▶ _Required task_
Repeat, exactly and only, the lines from the beginning of the data through the line with "const yMinor = [0.125, 0.375, 0.625, 0.875];". Pictures are left out.

▶ _Information provided_
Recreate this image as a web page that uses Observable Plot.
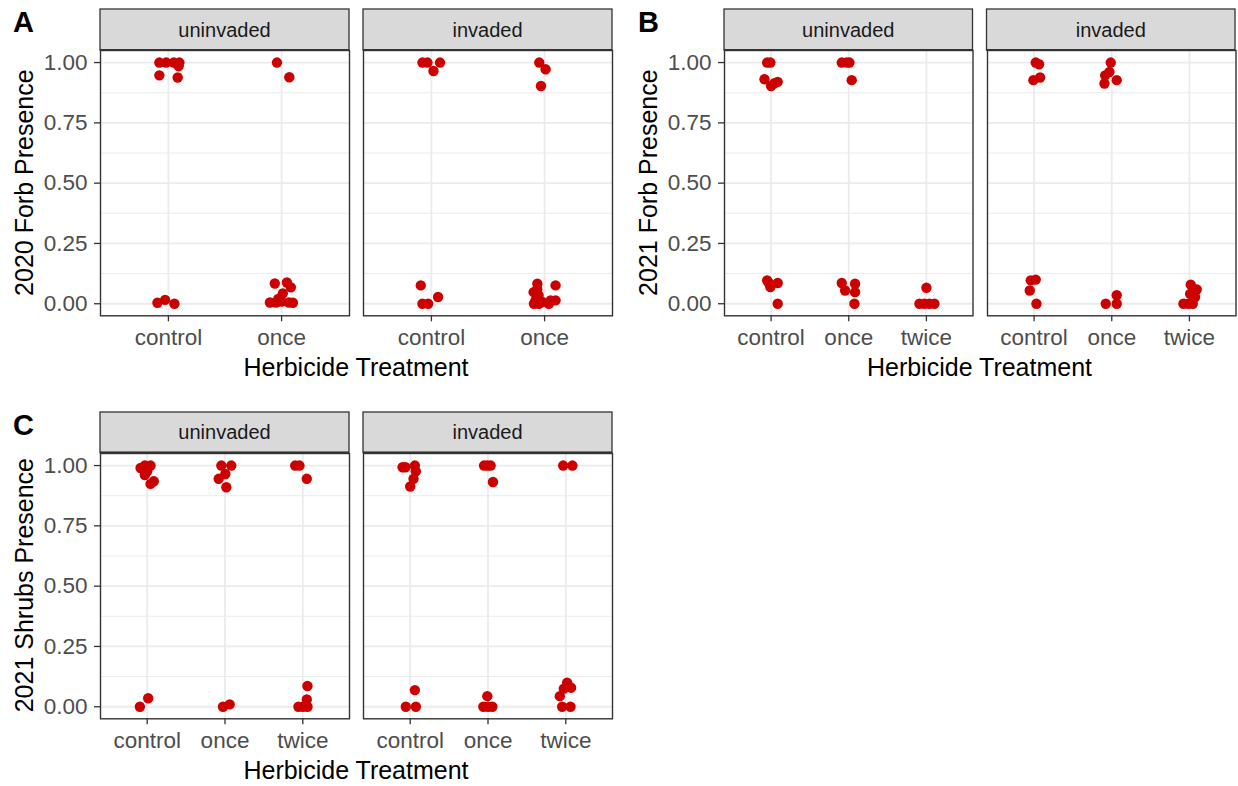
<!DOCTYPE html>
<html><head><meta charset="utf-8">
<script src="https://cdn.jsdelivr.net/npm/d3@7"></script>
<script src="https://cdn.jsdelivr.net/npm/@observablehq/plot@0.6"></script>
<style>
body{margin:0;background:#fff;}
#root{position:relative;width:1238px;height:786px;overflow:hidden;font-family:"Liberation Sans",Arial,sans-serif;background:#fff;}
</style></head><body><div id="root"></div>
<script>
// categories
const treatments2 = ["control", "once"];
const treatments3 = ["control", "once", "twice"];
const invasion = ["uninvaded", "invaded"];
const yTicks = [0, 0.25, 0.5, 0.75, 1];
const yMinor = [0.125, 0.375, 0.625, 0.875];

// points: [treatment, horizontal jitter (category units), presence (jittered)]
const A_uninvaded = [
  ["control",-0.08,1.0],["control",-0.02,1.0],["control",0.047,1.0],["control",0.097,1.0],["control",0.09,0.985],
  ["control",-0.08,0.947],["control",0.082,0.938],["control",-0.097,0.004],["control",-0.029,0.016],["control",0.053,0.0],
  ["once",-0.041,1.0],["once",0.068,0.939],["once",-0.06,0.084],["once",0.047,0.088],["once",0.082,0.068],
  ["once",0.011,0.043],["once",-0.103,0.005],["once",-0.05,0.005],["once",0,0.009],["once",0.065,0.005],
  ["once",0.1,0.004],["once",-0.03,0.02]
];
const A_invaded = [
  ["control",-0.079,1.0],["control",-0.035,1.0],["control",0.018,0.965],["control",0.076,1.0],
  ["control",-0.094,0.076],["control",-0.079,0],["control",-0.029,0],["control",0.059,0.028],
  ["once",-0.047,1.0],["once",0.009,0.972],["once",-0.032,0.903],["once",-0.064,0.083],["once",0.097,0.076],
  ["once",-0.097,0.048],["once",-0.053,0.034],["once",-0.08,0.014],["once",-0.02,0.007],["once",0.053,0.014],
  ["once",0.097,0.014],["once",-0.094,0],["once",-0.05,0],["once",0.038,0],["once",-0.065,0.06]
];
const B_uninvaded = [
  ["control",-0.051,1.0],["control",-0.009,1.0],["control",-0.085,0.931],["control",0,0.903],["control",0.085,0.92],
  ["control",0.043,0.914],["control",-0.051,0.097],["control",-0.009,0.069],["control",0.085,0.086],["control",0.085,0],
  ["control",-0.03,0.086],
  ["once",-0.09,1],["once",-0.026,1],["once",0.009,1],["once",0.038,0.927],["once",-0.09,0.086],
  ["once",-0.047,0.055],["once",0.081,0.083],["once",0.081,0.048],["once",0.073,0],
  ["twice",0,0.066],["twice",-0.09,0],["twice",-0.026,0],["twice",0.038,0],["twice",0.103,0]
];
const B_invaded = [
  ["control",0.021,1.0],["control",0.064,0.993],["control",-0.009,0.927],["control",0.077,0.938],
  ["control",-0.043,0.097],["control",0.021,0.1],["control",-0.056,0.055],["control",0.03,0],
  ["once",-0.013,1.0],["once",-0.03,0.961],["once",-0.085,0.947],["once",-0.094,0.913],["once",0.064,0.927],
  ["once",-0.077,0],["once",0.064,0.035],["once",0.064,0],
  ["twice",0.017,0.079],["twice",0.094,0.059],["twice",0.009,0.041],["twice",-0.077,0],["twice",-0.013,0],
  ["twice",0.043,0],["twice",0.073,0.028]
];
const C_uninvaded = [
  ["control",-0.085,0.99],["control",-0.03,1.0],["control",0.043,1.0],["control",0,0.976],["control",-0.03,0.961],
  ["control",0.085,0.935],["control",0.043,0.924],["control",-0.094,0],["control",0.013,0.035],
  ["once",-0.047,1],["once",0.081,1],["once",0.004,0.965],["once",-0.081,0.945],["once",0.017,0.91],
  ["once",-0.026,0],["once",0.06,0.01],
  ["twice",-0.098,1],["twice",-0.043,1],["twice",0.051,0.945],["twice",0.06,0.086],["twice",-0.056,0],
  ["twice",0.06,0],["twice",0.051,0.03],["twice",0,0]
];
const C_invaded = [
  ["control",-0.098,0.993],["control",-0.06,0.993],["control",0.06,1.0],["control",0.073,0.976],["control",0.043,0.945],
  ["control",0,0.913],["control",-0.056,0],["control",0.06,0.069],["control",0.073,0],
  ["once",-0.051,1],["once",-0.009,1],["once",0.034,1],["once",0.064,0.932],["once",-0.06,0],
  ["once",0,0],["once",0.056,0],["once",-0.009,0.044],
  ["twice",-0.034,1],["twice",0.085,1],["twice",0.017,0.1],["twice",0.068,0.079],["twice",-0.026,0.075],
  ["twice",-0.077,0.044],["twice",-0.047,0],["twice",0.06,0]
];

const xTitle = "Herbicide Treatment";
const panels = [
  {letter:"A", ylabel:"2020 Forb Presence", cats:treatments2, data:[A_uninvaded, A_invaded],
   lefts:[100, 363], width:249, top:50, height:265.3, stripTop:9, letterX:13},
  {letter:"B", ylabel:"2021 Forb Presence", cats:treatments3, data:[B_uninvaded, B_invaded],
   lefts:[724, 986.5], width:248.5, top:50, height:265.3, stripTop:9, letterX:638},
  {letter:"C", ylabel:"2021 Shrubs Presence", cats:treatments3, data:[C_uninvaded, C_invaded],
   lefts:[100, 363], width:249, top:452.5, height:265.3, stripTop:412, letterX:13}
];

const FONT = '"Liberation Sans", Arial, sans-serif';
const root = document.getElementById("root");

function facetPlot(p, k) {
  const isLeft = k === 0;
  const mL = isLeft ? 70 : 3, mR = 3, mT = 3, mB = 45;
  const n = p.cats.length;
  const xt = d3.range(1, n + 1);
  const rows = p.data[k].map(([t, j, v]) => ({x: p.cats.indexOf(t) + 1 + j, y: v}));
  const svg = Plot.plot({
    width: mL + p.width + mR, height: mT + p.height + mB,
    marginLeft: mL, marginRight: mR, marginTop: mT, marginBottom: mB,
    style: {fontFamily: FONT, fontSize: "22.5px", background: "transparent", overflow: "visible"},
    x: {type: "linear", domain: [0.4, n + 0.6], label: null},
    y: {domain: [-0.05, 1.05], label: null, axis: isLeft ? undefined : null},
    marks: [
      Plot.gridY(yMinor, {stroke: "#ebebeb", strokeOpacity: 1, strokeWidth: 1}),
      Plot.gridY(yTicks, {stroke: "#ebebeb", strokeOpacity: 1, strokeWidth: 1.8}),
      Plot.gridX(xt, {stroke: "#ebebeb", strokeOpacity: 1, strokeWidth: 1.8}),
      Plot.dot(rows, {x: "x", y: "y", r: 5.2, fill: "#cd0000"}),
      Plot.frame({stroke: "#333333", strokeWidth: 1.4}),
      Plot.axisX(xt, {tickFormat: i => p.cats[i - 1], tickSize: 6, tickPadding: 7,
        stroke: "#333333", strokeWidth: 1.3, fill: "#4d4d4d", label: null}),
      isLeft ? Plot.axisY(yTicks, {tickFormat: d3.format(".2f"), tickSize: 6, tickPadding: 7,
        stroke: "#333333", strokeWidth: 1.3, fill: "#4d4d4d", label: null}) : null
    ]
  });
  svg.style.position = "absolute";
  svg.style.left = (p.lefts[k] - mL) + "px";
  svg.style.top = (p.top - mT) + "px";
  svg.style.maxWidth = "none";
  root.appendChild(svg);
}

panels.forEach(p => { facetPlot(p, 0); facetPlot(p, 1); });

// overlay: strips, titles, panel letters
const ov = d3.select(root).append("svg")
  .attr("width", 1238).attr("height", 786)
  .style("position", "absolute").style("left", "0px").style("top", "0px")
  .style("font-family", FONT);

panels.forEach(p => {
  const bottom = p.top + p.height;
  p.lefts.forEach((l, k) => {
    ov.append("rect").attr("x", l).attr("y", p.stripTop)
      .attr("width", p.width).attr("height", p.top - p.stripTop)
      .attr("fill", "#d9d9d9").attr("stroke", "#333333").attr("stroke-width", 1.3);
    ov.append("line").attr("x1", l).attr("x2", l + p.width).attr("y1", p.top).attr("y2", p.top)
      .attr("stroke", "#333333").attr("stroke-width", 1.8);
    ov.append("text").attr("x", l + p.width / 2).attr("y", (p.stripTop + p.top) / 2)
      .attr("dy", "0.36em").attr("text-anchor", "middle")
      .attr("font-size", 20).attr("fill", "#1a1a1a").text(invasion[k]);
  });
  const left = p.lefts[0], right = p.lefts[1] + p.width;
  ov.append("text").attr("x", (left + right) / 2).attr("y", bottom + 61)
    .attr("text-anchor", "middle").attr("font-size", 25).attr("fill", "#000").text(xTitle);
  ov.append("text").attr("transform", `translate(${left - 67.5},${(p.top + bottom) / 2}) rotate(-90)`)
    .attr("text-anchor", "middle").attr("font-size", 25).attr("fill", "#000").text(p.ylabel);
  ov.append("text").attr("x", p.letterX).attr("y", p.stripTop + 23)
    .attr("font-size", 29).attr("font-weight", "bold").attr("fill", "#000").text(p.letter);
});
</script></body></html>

▶ _The response_
Recreate this image as a web page that uses Observable Plot.
<!DOCTYPE html>
<html><head><meta charset="utf-8">
<script src="https://cdn.jsdelivr.net/npm/d3@7"></script>
<script src="https://cdn.jsdelivr.net/npm/@observablehq/plot@0.6"></script>
<style>
body{margin:0;background:#fff;}
#root{position:relative;width:1238px;height:786px;overflow:hidden;font-family:"Liberation Sans",Arial,sans-serif;background:#fff;}
</style></head><body><div id="root"></div>
<script>
// categories
const treatments2 = ["control", "once"];
const treatments3 = ["control", "once", "twice"];
const invasion = ["uninvaded", "invaded"];
const yTicks = [0, 0.25, 0.5, 0.75, 1];
const yMinor = [0.125, 0.375, 0.625, 0.875];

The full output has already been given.